Entre o anoitecer e o silêncio, percorro mares da memória, em paisagens de antes, que já não me pertencem.
A solidão abraça-me e me acompanha. Ela me é necessária pois me transporta a um tempo que eu gostaria de eternizar. Ela preenche meu sangue, dilata-se, bate com seu ritmo compassado em minhas veias, e reanima outros pulsares, inconfessáveis, de íntimas inundações. Assim, sem qualquer resistência, me entrego. Recordar é outra forma de habitar o tempo!
Súbito, teu rosto amado desliza pelas ondas e me alcança. Essa presença inesperada é como brisa tênue que me envolve. Farol de luz num oceano de tormentas. Perturba-me ainda o ardor, teu corpo curvado sobre o meu ao peso da ternura. Escuto tua voz latejando no centro do que fui, num lugar de praias e gaivotas. Ali eu te guiava, a alma estremecida por tremores, a pele devastada por arrepios, enlouquecida pela intensa vigília a que me obrigavas: ora vinhas do norte, ora do sul, as caravelas trazidas pelo vento. Buscavas em mim os infinitos, a transparência luminosa das manhãs, vôos selvagens, novas correntezas. E eu me abria, sem reservas, ao toque leve de tuas mãos. E, a partir dessas vivências, fomos desenhando a rota para um percurso que guardamos em segredo. Só esqueceste de dizer-me que eu seguiria só.

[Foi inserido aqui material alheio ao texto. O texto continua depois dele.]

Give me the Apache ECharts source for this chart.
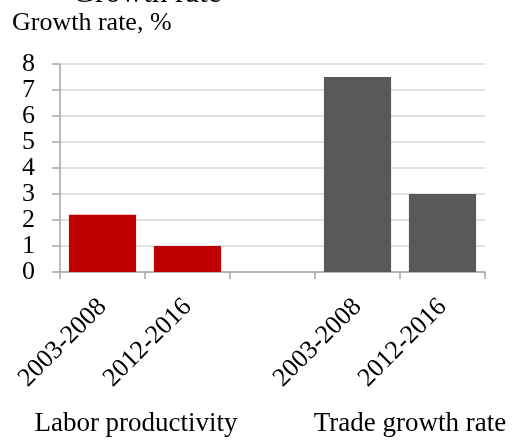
<!DOCTYPE html>
<html>
<head>
<meta charset="utf-8">
<script src="https://cdn.jsdelivr.net/npm/echarts@6/dist/echarts.min.js"></script>
<style>
  html, body { margin: 0; padding: 0; background: #fff; }
  #chart { width: 512px; height: 441px; }
</style>
</head>
<body>
<div id="chart"></div>
<script>
// Period categories; the blank slot separates the two groups
const categories = ['2003-2008', '2012-2016', '', '2003-2008', '2012-2016'];
const groupNames = ['Labor productivity', 'Trade growth rate'];
const laborProductivity = [2.2, 1.0];
const tradeGrowth = [7.5, 3.0];
const yTicks = [0, 1, 2, 3, 4, 5, 6, 7, 8];

const serif = "'Liberation Serif', 'Times New Roman', serif";

// Each series fills only its own group's slots
const laborData = categories.map((c, i) => i < laborProductivity.length ? laborProductivity[i] : '-');
const tradeData = categories.map((c, i) => {
  const k = i - (categories.length - tradeGrowth.length);
  return k >= 0 ? tradeGrowth[k] : '-';
});

const chart = echarts.init(document.getElementById('chart'), null, { renderer: 'canvas' });
chart.setOption({
  animation: false,
  backgroundColor: '#ffffff',
  grid: { left: 60, right: 27, top: 64, bottom: 169 },
  xAxis: {
    type: 'category',
    data: categories,
    boundaryGap: true,
    axisLine: { lineStyle: { color: '#a6a6a6', width: 1.5 } },
    axisTick: { show: true, alignWithLabel: false, length: 7, lineStyle: { color: '#a6a6a6', width: 1.5 } },
    axisLabel: {
      interval: 0, rotate: 45, margin: 31,
      fontFamily: serif, fontSize: 26, color: '#000'
    },
    splitLine: { show: false }
  },
  yAxis: {
    type: 'value',
    min: yTicks[0], max: yTicks[yTicks.length - 1], interval: 1,
    axisLine: { show: true, lineStyle: { color: '#a6a6a6', width: 1.5 } },
    axisTick: { show: true, length: 8, lineStyle: { color: '#a6a6a6', width: 1.5 } },
    axisLabel: { margin: 25, fontFamily: serif, fontSize: 26, color: '#000' },
    splitLine: { show: true, lineStyle: { color: '#d9d9d9', width: 1.5 } }
  },
  series: [
    {
      name: groupNames[0], type: 'bar', stack: 'all', data: laborData,
      barCategoryGap: '21%', itemStyle: { color: '#c00000' }
    },
    {
      name: groupNames[1], type: 'bar', stack: 'all', data: tradeData,
      barCategoryGap: '21%', itemStyle: { color: '#595959' }
    }
  ],
  graphic: [
    { type: 'text', style: { x: 147, y: 9, text: 'Growth rate', font: '31px ' + serif, fill: '#000', textAlign: 'center', textVerticalAlign: 'bottom' } },
    { type: 'text', style: { x: 12, y: 36, text: 'Growth rate, %', font: '26px ' + serif, fill: '#000', textAlign: 'left', textVerticalAlign: 'bottom' } },
    { type: 'text', style: { x: 136, y: 437, text: groupNames[0], font: '27px ' + serif, fill: '#000', textAlign: 'center', textVerticalAlign: 'bottom' } },
    { type: 'text', style: { x: 410, y: 437, text: groupNames[1], font: '27px ' + serif, fill: '#000', textAlign: 'center', textVerticalAlign: 'bottom' } }
  ]
});
</script>
</body>
</html>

Agora, perco-me nesse espaço de memória e vigília, tão dolorida de saudade, no qual a neblina tem o poder de encobrir historias, transformando-as em lembranças.
Navego sem destino por esse mar de dentro, sem porto nem enseada, perseguindo o que não vivi. Falta-me teu sopro de alegria, teu cheiro, teu gemido. Estremeço, não mais pressentindo a certeza, mas a fragilidade. Aves marinhas ciscam minha alma em busca de um alimento que não possuo. Só seixos, conchas vazias e troncos retorcidos compõem essa paisagem corroída pela maresia. Desde que te exilaste de mim, sou toda calcário e sal. Estátua muda pendendo da proa de um navio fantasma. Olhos vazados intuindo o nascer lento do sol, deixo-me levar pela corrente. E rememoro. Rememoro para alcançar o inalcançável. Relembro, tentando trocar o amor pela memória dele mesmo.

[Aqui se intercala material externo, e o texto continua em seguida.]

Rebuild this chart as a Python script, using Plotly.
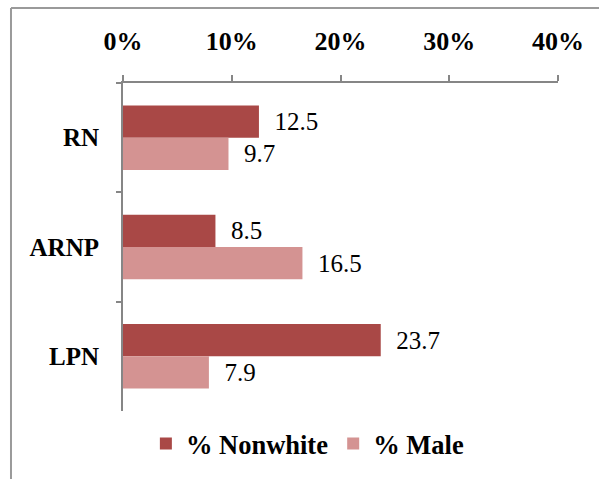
import plotly.graph_objects as go

categories = ["RN", "ARNP", "LPN"]
nonwhite = [12.5, 8.5, 23.7]
male = [9.7, 16.5, 7.9]
x_ticks = [0, 0.1, 0.2, 0.3, 0.4]

FONT = "Liberation Serif"
C1 = "#A94846"
C2 = "#D49392"
PAD = "\u00a0\u00a0"

fig = go.Figure()
fig.add_trace(go.Bar(
    y=categories, x=[v / 100 for v in nonwhite], orientation="h", name="% Nonwhite",
    marker=dict(color=C1, line=dict(width=0)),
    text=[PAD + f"{v:.1f}" for v in nonwhite], textposition="outside",
    textfont=dict(family=FONT, size=25, color="black"), cliponaxis=False,
    constraintext="none"))
fig.add_trace(go.Bar(
    y=categories, x=[v / 100 for v in male], orientation="h", name="% Male",
    marker=dict(color=C2, line=dict(width=0)),
    text=[PAD + f"{v:.1f}" for v in male], textposition="outside",
    textfont=dict(family=FONT, size=25, color="black"), cliponaxis=False,
    constraintext="none"))

fig.update_layout(
    width=599, height=479,
    margin=dict(l=123, r=41, t=83, b=68, autoexpand=False),
    paper_bgcolor="white", plot_bgcolor="white",
    barmode="group", bargap=0.41, bargroupgap=0,
    font=dict(family=FONT, size=25, color="black"),
    xaxis=dict(side="top", range=[0, 0.4], tickvals=x_ticks, tickformat=".0%",
               showgrid=False, zeroline=False, showline=True, linecolor="#868686",
               linewidth=2, ticks="outside", ticklen=6, tickcolor="#868686", tickwidth=2,
               tickfont=dict(family=FONT, size=26, weight="bold", color="black"),
               ticklabelstandoff=15, automargin=False),
    yaxis=dict(categoryorder="array", categoryarray=categories, autorange="reversed",
               showgrid=False, zeroline=False, showline=True, linecolor="#868686",
               linewidth=2, ticks="outside", ticklen=5, tickcolor="#868686", tickwidth=2,
               tickson="boundaries",
               tickfont=dict(family=FONT, size=25, weight="bold", color="black"),
               ticklabelstandoff=17, automargin=False),
    showlegend=True,
    legend=dict(orientation="h", x=0.425, xanchor="center", y=-0.027, yanchor="top",
                font=dict(family=FONT, size=26.5, weight="bold", color="black"),
                traceorder="normal"),
    shapes=[
        dict(type="line", xref="paper", yref="paper", x0=-0.2575, x1=1.2, y0=1.2287, y1=1.2287,
             line=dict(color="#9A9A9A", width=2)),
        dict(type="line", xref="paper", yref="paper", x0=-0.2575, x1=-0.2575, y0=1.2287, y1=-0.3,
             line=dict(color="#9A9A9A", width=2)),
    ],
)

fig.write_html("out.html", config={"displayModeBar": False},
               post_script="document.body.style.margin='0';")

Relembro, que é meu jeito obsessivo de te reencontrar, navegando nas águas de tua ausência. Finalmente o dia surge, e a dor da tua partida joga-me violentamente de retorno à vida. Por pouco tempo. Sol posto, volto a navegar!
Ludmila Saharovsky
(texto publicado no jornal O Valeparaibano)
Puderamos nós todos lua saida econtrar o amor perdido …
És feliz demais …
Podes até navegar nas águas das ausências …
Vai que a lua chega …
Navega no prazer de relembrar …
Meu caro Sérgio!
Navegar, sempre é preciso, mesmo nas águas das ausências!
Grande abraço, amigo!
Memória. Nela aposto, nela tenho garimpado os tesouros do meu trabalho.
Tenha um lido dia!
Li muitas coisas suas, mas essa me arrepiou ao extremo….parabéns amiga, quando fizer algum estudo de escritor aqui em Salto, certamente estará nele, e te vou querer aqui para rememorar também…bjs mil
Obrigada, minha linda!
Recados de leitores me estimulam muito, e de leitores queridos, mais ainda!
Vou lançar meu livro Tempo Submerso, por aqui, em meados de maio.
Quem sabe me agenda para Salto?
Seria um Salto e tanto!
Beijão!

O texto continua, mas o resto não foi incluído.